En deux ans, Christal Films est passé du statut envié d'acteur indépendant et incontournable au Québec à celui d'entreprise en crise, accumulant près de 22 millions de dettes. Que s'est-il passé?

Placée sous la protection de la Loi sur les arrangements avec les créanciers jusqu'au 16 juin 2008, Christal accumule une dette estimée à 21 901 000 $, d'après les documents déposés en Cour. Christal Films doit 8 099 000 $ aux producteurs de 58 films canadiens et étrangers qu'il s'est engagé à distribuer. Face à l'insolvabilité du distributeur, certains ont résolu de confier leurs films à d'autres distributeurs.

Christal est aussi endettée envers la Banque Nationale et la Financière des entreprises culturelles (FIDEC), à hauteur de 570 000 $. L'identité des créanciers n'est pas encore publique, mais on sait que parmi ceux-ci se trouvent son actionnaire majoritaire, Maple Picture, la maison mère de Maple, Lionsgate, ainsi que certains vendeurs français, qui ont repris leurs films «en raison du non-paiement complet des minimums garantis», notent les documents officiels.

Christal a ainsi perdu Young People Fucking, de Martin Gero et My Blueberry Nights, de Wong Kar-wai, vendus à Séville et Équinoxe, mais aussi le très attendu Bienvenue chez les Ch'tis, de Dany Boon.
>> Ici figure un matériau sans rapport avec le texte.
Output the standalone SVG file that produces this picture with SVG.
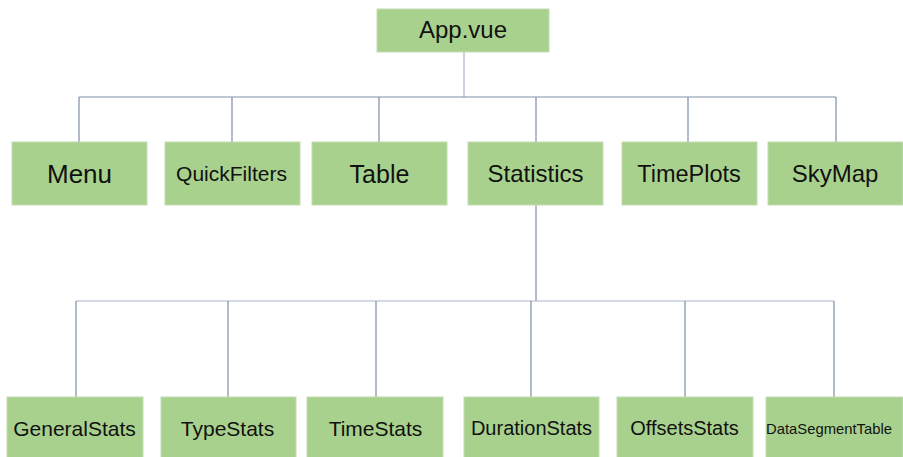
<svg xmlns="http://www.w3.org/2000/svg" width="903" height="457" viewBox="0 0 903 457">
<style>
.box{fill:#a9d18e;stroke:#c3dcb2;stroke-width:1}
.t{font-family:"Liberation Sans",Arial,sans-serif;fill:#111;text-anchor:middle}
.c{fill:none;stroke:#7e8ea6;stroke-width:1.2}
.cl{fill:none;stroke:#a9b6c8;stroke-width:1.2}
</style>
<rect width="903" height="457" fill="#fff"/>
<g id="connectors">
<path class="cl" d="M464 52V97"/>
<path class="c" d="M79 97H836"/>
<path class="c" d="M79 97V142M232 97V142M379 97V142M536 97V142M688 97V142M836 97V142"/>
<path class="c" d="M536 205V301"/>
<path class="cl" d="M76 301H834"/>
<path class="c" d="M76 301V397M228 301V397M376 301V397M531 301V397M685 301V397M834 301V397"/>
</g>
<g id="app"><rect class="box" x="377" y="9" width="172" height="43"/><text class="t" x="463" y="38" font-size="24">App.vue</text></g>
<g id="menu"><rect class="box" x="12" y="142" width="135" height="63"/><text class="t" x="79.5" y="183" font-size="26">Menu</text></g>
<g id="quickfilters"><rect class="box" x="165" y="142" width="135" height="63"/><text class="t" x="231.5" y="181" font-size="21">QuickFilters</text></g>
<g id="table"><rect class="box" x="312" y="142" width="135" height="63"/><text class="t" x="379.5" y="183" font-size="25">Table</text></g>
<g id="statistics"><rect class="box" x="468" y="142" width="135" height="63"/><text class="t" x="535.5" y="182" font-size="24">Statistics</text></g>
<g id="timeplots"><rect class="box" x="622" y="142" width="135" height="63"/><text class="t" x="689" y="182" font-size="23.5">TimePlots</text></g>
<g id="skymap"><rect class="box" x="768" y="142" width="135" height="63"/><text class="t" x="835" y="182" font-size="24">SkyMap</text></g>
<g id="generalstats"><rect class="box" x="7" y="397" width="136" height="63"/><text class="t" x="74.5" y="436" font-size="21">GeneralStats</text></g>
<g id="typestats"><rect class="box" x="161" y="397" width="135" height="63"/><text class="t" x="227.5" y="436" font-size="21">TypeStats</text></g>
<g id="timestats"><rect class="box" x="307" y="397" width="136" height="63"/><text class="t" x="375.5" y="436" font-size="21">TimeStats</text></g>
<g id="durationstats"><rect class="box" x="464" y="397" width="135" height="63"/><text class="t" x="531.5" y="435" font-size="20">DurationStats</text></g>
<g id="offsetsstats"><rect class="box" x="617" y="397" width="136" height="63"/><text class="t" x="684.5" y="435" font-size="20">OffsetsStats</text></g>
<g id="datasegmenttable"><rect class="box" x="766" y="397" width="137" height="63"/><text class="t" x="829" y="434" font-size="14.8">DataSegmentTable</text></g>
</svg>
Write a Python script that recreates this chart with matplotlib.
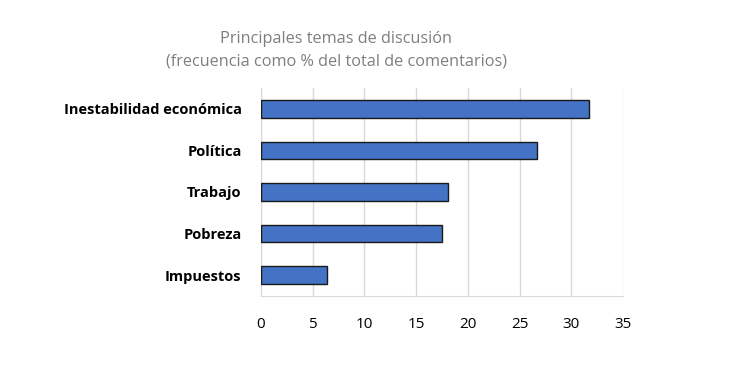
import matplotlib
matplotlib.use("Agg")
import matplotlib.pyplot as plt

categories = ["Inestabilidad económica", "Política", "Trabajo", "Pobreza", "Impuestos"]
values = [31.7, 26.7, 18.1, 17.5, 6.4]
xticks = [0, 5, 10, 15, 20, 25, 30, 35]

plt.rcParams["font.family"] = ["Open Sans", "DejaVu Sans"]

fig = plt.figure(figsize=(7.3, 3.71), dpi=100)
ax = fig.add_axes([261 / 730, 1 - 296 / 371, (623 - 261) / 730, (296 - 88) / 371])

ypos = list(range(len(categories)))
ax.barh(ypos, values, height=0.42, color="#4472C4", edgecolor="#1a1a1a", linewidth=1.0, zorder=3)
ax.set_ylim(len(categories) - 0.5, -0.5)
ax.set_xlim(0, 35)
ax.set_xticks(xticks)
ax.set_yticks(ypos)
ax.set_yticklabels(categories, fontsize=10.5, fontweight="bold", color="black")
ax.tick_params(axis="x", labelsize=11, colors="black", length=0, pad=15)
ax.tick_params(axis="y", length=0, pad=14)
ax.grid(axis="x", color="#d9d9d9", linewidth=1.0, zorder=0)
for s in ["top", "right"]:
    ax.spines[s].set_visible(False)
ax.spines["left"].set_color("#d9d9d9")
ax.spines["bottom"].set_color("#d9d9d9")

fig.text(336 / 730, 1 - 39 / 371, "Principales temas de discusión", ha="center", va="center",
         fontsize=11.7, color="#7f7f7f")
fig.text(336 / 730, 1 - 62 / 371, "(frecuencia como % del total de comentarios)", ha="center", va="center",
         fontsize=11.7, color="#7f7f7f")

fig.savefig("out.png", dpi=100)
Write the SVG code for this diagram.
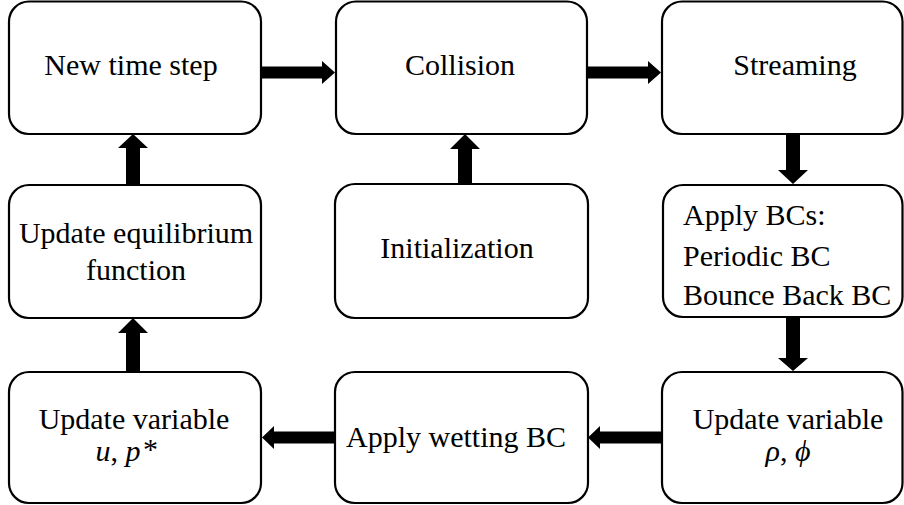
<svg xmlns="http://www.w3.org/2000/svg" width="904" height="505" viewBox="0 0 904 505">
<style>
.box{fill:#fff;stroke:#000;stroke-width:2.2}
.t{font-family:"Liberation Serif","Times New Roman",serif;font-size:30px;fill:#000}
.m{font-family:"Liberation Serif","Times New Roman",serif;font-size:30px;font-style:italic;fill:#000}
.arr{fill:#000}
</style>
<rect width="904" height="505" fill="#fff"/>
<g id="connectors">
  <polygon class="arr" points="261,66.5 322,66.5 322,61 335,72.5 322,84 322,78.5 261,78.5"/>
  <polygon class="arr" points="587,66.5 648,66.5 648,61 661,72.5 648,84 648,78.5 587,78.5"/>
  <polygon class="arr" points="786,134 800,134 800,170 808,170 793,184 778,170 786,170"/>
  <polygon class="arr" points="786,317 800,317 800,358 808,358 793,371 778,358 786,358"/>
  <polygon class="arr" points="662,431.5 600,431.5 600,426 588,437.5 600,449 600,443.5 662,443.5"/>
  <polygon class="arr" points="335,431.5 274,431.5 274,426 262,437.5 274,449 274,443.5 335,443.5"/>
  <polygon class="arr" points="126,372 140,372 140,333 148,333 133,318 118,333 126,333"/>
  <polygon class="arr" points="126,185 140,185 140,148 148,148 133,134 118,148 126,148"/>
  <polygon class="arr" points="458,184 472,184 472,149 480,149 465,134 450,149 458,149"/>
</g>
<g id="n1">
  <rect class="box" x="9" y="1.5" width="252" height="132.5" rx="20"/>
  <text class="t" x="131" y="75" text-anchor="middle">New time step</text>
</g>
<g id="n2">
  <rect class="box" x="336" y="1.5" width="251" height="132.5" rx="20"/>
  <text class="t" x="460" y="75" text-anchor="middle">Collision</text>
</g>
<g id="n3">
  <rect class="box" x="662" y="1.5" width="240.5" height="132.5" rx="20"/>
  <text class="t" x="795" y="75" text-anchor="middle">Streaming</text>
</g>
<g id="n4">
  <rect class="box" x="663" y="185" width="239.5" height="132" rx="20"/>
  <text class="t" x="683" y="225">Apply BCs:</text>
  <text class="t" x="683" y="266">Periodic BC</text>
  <text class="t" x="683" y="305">Bounce Back BC</text>
</g>
<g id="n5">
  <rect class="box" x="662" y="372" width="240.5" height="131" rx="20"/>
  <text class="t" x="788" y="429" text-anchor="middle">Update variable</text>
  <text class="m" x="788" y="461" text-anchor="middle">ρ<tspan font-style="normal">, </tspan>ϕ</text>
</g>
<g id="n6">
  <rect class="box" x="335" y="372" width="253" height="131" rx="20"/>
  <text class="t" x="456" y="447" text-anchor="middle">Apply wetting BC</text>
</g>
<g id="n7">
  <rect class="box" x="9" y="372" width="252" height="131" rx="20"/>
  <text class="t" x="134" y="429" text-anchor="middle">Update variable</text>
  <text class="m" x="118" y="461" text-anchor="middle">u<tspan font-style="normal">, </tspan>p</text>
  <text class="t" x="143" y="459" font-size="17">*</text>
</g>
<g id="n8">
  <rect class="box" x="9" y="185" width="252" height="133" rx="20"/>
  <text class="t" x="136" y="243" text-anchor="middle">Update equilibrium</text>
  <text class="t" x="136" y="280" text-anchor="middle">function</text>
</g>
<g id="n9">
  <rect class="box" x="335" y="184" width="253" height="134" rx="20"/>
  <text class="t" x="457" y="258" text-anchor="middle">Initialization</text>
</g>
</svg>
Le film n'a toutefois pas été récupéré par un concurrent, mais par un ami de Christian Larouche, le producteur André Link.

Les affaires de Christal Films ont pourtant été florissantes entre 2004 et 2006. En 2006, la maison enregistrait son plus fort chiffre d'affaires (28 381 151 $), réalisant même, pour la première fois, un bénéfice de 618 541 $. Dès 2007, le chiffre d'affaires était en baisse (22 092 154 $), et les comptes retombaient dans le rouge (1 015 840 $ de pertes).

À la fin de son exercice terminé le 31 mars 2008, les revenus (15 499 811 $) sont inférieurs aux coûts de l'entreprise (16 681 144 $). Les frais de vente et d'administration et les dividendes versés aux actionnaires de Christal Films connaissent en 2008 leur plus haut niveau des dernières années, et ce, en dépit d'une baisse du revenu.

Autre coût: la maison de distribution verse depuis 2007 des redevances à Maple Picture (1 580 864 $ en 2007, 1 742 043 $ en 2008). Depuis mai 2007, Christal Films ne distribue plus les films de Maple au Québec, une tâche confiée à Séville, un concurrent.

L'espoir d'un partenaire financier

En dépit des difficultés, les dirigeants de Christal ont conservé l'espoir de trouver un partenaire financier. «Beaucoup de gens se sont approchés de nous, mais le fardeau de nos créances et de nos mauvais coups était trop élevé», note le directeur financier de Christal, Bertrand Langlois.

Christal Films dit aussi avoir essayé, ces derniers mois, de compresser ses coûts de mise en marché, sa masse salariale (15 personnes ont quitté l'entreprise), diminuant également la rémunération de ses dirigeants et recherchant des investisseurs ou acquéreurs intéressés par les 58 films en cours de production auxquels Christal est associé. Des mesures qui se sont révélées insuffisantes.

Dans le milieu du cinéma, on murmure que les difficultés de Christal sont liées au trop fort prix que paie le distributeur pour des films étrangers, principalement français. «Il y a des films qui ne valent pas ce pour quoi on s'est commis», répond simplement Bertrand Langlois.

Bertrand Langlois, lui, voit dans les difficultés de Christal le reflet des mutations que connaît la distribution aujourd'hui. «Les coûts de production augmentent, les coûts de mise en marché aussi, les risque de distribution aussi. Alors les marges sont en baisse», dit-il.

Que va-t-il arriver à Christal, et à son imposant catalogue (300 films)? Bertrand Langlois se veut optimiste. «Après l'arrangement avec les créanciers, l'avenir est devant nous», dit-il, et le rachat de Christal ne fait pas partie de cet avenir. En revanche, si le plan d'arrangement était rejeté par les créanciers, le catalogue de Christal Films pourrait être acquis par n'importe quel autre distributeur.